> [Instructions for the task] Every line of the material is to be quoted verbatim, minus the pictures.

□ □ □

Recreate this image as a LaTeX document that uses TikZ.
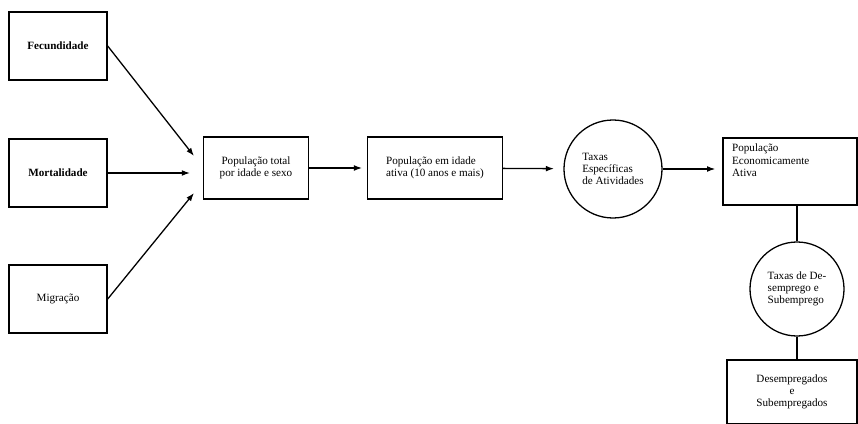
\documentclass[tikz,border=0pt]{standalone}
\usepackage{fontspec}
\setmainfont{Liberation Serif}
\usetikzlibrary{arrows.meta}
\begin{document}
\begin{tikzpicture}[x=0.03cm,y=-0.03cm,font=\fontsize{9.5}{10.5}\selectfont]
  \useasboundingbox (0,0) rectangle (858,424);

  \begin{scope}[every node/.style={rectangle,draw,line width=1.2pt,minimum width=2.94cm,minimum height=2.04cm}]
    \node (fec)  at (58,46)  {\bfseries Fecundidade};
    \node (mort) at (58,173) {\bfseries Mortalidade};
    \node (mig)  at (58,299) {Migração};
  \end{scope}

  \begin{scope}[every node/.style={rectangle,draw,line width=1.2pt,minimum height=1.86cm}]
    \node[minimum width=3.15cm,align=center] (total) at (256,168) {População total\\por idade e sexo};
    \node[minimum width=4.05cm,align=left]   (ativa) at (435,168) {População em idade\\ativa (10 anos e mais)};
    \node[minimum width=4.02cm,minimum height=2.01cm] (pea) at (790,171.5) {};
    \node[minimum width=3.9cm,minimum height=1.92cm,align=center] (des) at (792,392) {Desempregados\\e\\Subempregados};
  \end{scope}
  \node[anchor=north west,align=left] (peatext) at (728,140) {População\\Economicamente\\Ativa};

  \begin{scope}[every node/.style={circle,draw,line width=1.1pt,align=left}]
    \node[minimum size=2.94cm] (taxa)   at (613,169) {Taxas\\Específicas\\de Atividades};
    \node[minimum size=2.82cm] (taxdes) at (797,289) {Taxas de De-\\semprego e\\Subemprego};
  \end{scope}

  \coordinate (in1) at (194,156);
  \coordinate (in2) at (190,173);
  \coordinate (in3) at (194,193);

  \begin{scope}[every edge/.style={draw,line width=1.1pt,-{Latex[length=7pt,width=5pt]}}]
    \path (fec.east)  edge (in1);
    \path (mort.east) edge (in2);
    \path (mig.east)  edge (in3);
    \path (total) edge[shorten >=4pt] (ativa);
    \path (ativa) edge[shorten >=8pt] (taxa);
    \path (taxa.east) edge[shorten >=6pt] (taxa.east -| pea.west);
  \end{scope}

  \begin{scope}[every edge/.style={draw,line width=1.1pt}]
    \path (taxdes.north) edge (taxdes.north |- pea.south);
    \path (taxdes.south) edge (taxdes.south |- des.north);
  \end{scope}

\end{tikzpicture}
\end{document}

□ □ □

> [Solution for this problem]
Recreate this image as a LaTeX document that uses TikZ.
\documentclass[tikz,border=0pt]{standalone}
\usepackage{fontspec}
\setmainfont{Liberation Serif}
\usetikzlibrary{arrows.meta}
\begin{document}
\begin{tikzpicture}[x=0.03cm,y=-0.03cm,font=\fontsize{9.5}{10.5}\selectfont]
  \useasboundingbox (0,0) rectangle (858,424);

  \begin{scope}[every node/.style={rectangle,draw,line width=1.2pt,minimum width=2.94cm,minimum height=2.04cm}]
    \node (fec)  at (58,46)  {\bfseries Fecundidade};
    \node (mort) at (58,173) {\bfseries Mortalidade};
    \node (mig)  at (58,299) {Migração};
  \end{scope}

  \begin{scope}[every node/.style={rectangle,draw,line width=1.2pt,minimum height=1.86cm}]
    \node[minimum width=3.15cm,align=center] (total) at (256,168) {População total\\por idade e sexo};
    \node[minimum width=4.05cm,align=left]   (ativa) at (435,168) {População em idade\\ativa (10 anos e mais)};
    \node[minimum width=4.02cm,minimum height=2.01cm] (pea) at (790,171.5) {};
    \node[minimum width=3.9cm,minimum height=1.92cm,align=center] (des) at (792,392) {Desempregados\\e\\Subempregados};
  \end{scope}
  \node[anchor=north west,align=left] (peatext) at (728,140) {População\\Economicamente\\Ativa};

  \begin{scope}[every node/.style={circle,draw,line width=1.1pt,align=left}]
    \node[minimum size=2.94cm] (taxa)   at (613,169) {Taxas\\Específicas\\de Atividades};
    \node[minimum size=2.82cm] (taxdes) at (797,289) {Taxas de De-\\semprego e\\Subemprego};
  \end{scope}

  \coordinate (in1) at (194,156);
  \coordinate (in2) at (190,173);
  \coordinate (in3) at (194,193);

  \begin{scope}[every edge/.style={draw,line width=1.1pt,-{Latex[length=7pt,width=5pt]}}]
    \path (fec.east)  edge (in1);
    \path (mort.east) edge (in2);
    \path (mig.east)  edge (in3);
    \path (total) edge[shorten >=4pt] (ativa);
    \path (ativa) edge[shorten >=8pt] (taxa);
    \path (taxa.east) edge[shorten >=6pt] (taxa.east -| pea.west);
  \end{scope}

  \begin{scope}[every edge/.style={draw,line width=1.1pt}]
    \path (taxdes.north) edge (taxdes.north |- pea.south);
    \path (taxdes.south) edge (taxdes.south |- des.north);
  \end{scope}

\end{tikzpicture}
\end{document}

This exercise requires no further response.